START INFORMATION SUPPLIED

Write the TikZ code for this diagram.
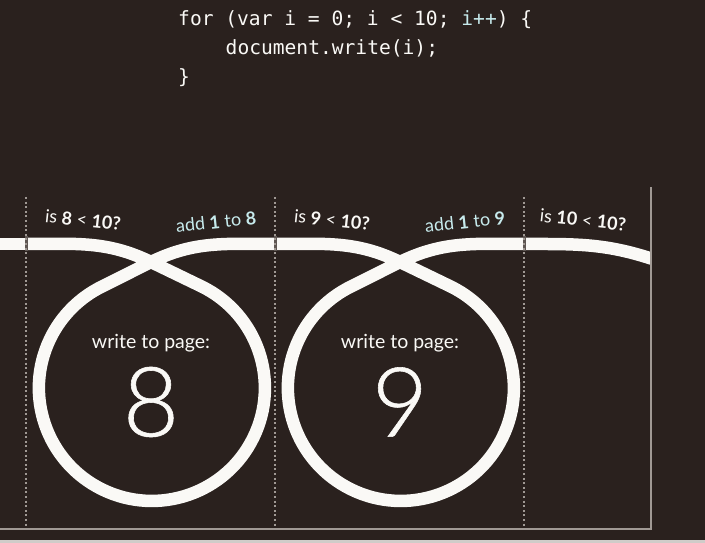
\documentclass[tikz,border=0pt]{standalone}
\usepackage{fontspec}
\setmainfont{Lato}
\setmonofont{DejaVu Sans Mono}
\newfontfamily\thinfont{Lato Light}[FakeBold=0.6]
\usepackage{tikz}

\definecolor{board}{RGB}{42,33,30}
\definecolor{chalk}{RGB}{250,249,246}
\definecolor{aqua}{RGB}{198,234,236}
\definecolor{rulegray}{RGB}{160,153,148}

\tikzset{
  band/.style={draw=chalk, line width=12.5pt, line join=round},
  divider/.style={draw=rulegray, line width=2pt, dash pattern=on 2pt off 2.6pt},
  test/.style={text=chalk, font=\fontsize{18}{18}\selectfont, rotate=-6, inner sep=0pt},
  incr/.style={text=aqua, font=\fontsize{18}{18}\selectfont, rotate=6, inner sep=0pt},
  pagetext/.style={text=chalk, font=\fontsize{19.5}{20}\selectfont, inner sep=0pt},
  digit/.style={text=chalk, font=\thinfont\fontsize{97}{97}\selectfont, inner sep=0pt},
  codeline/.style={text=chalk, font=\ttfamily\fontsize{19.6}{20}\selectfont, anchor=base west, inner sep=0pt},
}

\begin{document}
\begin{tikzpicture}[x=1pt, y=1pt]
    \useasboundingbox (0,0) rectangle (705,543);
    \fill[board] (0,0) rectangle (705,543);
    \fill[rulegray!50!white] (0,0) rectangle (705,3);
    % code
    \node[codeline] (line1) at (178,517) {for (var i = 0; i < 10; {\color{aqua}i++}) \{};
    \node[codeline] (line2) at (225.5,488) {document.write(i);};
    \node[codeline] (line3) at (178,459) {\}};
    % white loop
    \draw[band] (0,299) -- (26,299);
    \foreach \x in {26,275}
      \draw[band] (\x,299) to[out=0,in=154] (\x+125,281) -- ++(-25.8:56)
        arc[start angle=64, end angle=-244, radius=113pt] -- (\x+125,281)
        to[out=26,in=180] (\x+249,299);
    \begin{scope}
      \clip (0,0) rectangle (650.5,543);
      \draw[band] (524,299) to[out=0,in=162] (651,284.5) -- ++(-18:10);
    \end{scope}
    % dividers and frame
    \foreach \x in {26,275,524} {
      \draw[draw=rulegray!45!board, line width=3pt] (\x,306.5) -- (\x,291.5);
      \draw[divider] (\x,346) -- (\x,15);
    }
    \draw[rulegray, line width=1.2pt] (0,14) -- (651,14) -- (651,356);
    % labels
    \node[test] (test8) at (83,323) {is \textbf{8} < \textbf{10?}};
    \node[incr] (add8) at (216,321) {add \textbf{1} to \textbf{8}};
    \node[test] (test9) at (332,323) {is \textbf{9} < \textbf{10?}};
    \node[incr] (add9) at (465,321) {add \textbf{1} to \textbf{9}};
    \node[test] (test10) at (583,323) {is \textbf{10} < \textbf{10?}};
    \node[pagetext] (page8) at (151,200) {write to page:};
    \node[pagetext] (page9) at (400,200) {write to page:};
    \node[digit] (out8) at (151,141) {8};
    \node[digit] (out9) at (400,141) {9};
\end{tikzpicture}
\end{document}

END INFORMATION SUPPLIED

Repeat the listing verbatim. Skip the pictures.

Write the TikZ code for this diagram.
\documentclass[tikz,border=0pt]{standalone}
\usepackage{fontspec}
\setmainfont{Lato}
\setmonofont{DejaVu Sans Mono}
\newfontfamily\thinfont{Lato Light}[FakeBold=0.6]
\usepackage{tikz}

\definecolor{board}{RGB}{42,33,30}
\definecolor{chalk}{RGB}{250,249,246}
\definecolor{aqua}{RGB}{198,234,236}
\definecolor{rulegray}{RGB}{160,153,148}

\tikzset{
  band/.style={draw=chalk, line width=12.5pt, line join=round},
  divider/.style={draw=rulegray, line width=2pt, dash pattern=on 2pt off 2.6pt},
  test/.style={text=chalk, font=\fontsize{18}{18}\selectfont, rotate=-6, inner sep=0pt},
  incr/.style={text=aqua, font=\fontsize{18}{18}\selectfont, rotate=6, inner sep=0pt},
  pagetext/.style={text=chalk, font=\fontsize{19.5}{20}\selectfont, inner sep=0pt},
  digit/.style={text=chalk, font=\thinfont\fontsize{97}{97}\selectfont, inner sep=0pt},
  codeline/.style={text=chalk, font=\ttfamily\fontsize{19.6}{20}\selectfont, anchor=base west, inner sep=0pt},
}

\begin{document}
\begin{tikzpicture}[x=1pt, y=1pt]
    \useasboundingbox (0,0) rectangle (705,543);
    \fill[board] (0,0) rectangle (705,543);
    \fill[rulegray!50!white] (0,0) rectangle (705,3);
    % code
    \node[codeline] (line1) at (178,517) {for (var i = 0; i < 10; {\color{aqua}i++}) \{};
    \node[codeline] (line2) at (225.5,488) {document.write(i);};
    \node[codeline] (line3) at (178,459) {\}};
    % white loop
    \draw[band] (0,299) -- (26,299);
    \foreach \x in {26,275}
      \draw[band] (\x,299) to[out=0,in=154] (\x+125,281) -- ++(-25.8:56)
        arc[start angle=64, end angle=-244, radius=113pt] -- (\x+125,281)
        to[out=26,in=180] (\x+249,299);
    \begin{scope}
      \clip (0,0) rectangle (650.5,543);
      \draw[band] (524,299) to[out=0,in=162] (651,284.5) -- ++(-18:10);
    \end{scope}
    % dividers and frame
    \foreach \x in {26,275,524} {
      \draw[draw=rulegray!45!board, line width=3pt] (\x,306.5) -- (\x,291.5);
      \draw[divider] (\x,346) -- (\x,15);
    }
    \draw[rulegray, line width=1.2pt] (0,14) -- (651,14) -- (651,356);
    % labels
    \node[test] (test8) at (83,323) {is \textbf{8} < \textbf{10?}};
    \node[incr] (add8) at (216,321) {add \textbf{1} to \textbf{8}};
    \node[test] (test9) at (332,323) {is \textbf{9} < \textbf{10?}};
    \node[incr] (add9) at (465,321) {add \textbf{1} to \textbf{9}};
    \node[test] (test10) at (583,323) {is \textbf{10} < \textbf{10?}};
    \node[pagetext] (page8) at (151,200) {write to page:};
    \node[pagetext] (page9) at (400,200) {write to page:};
    \node[digit] (out8) at (151,141) {8};
    \node[digit] (out9) at (400,141) {9};
\end{tikzpicture}
\end{document}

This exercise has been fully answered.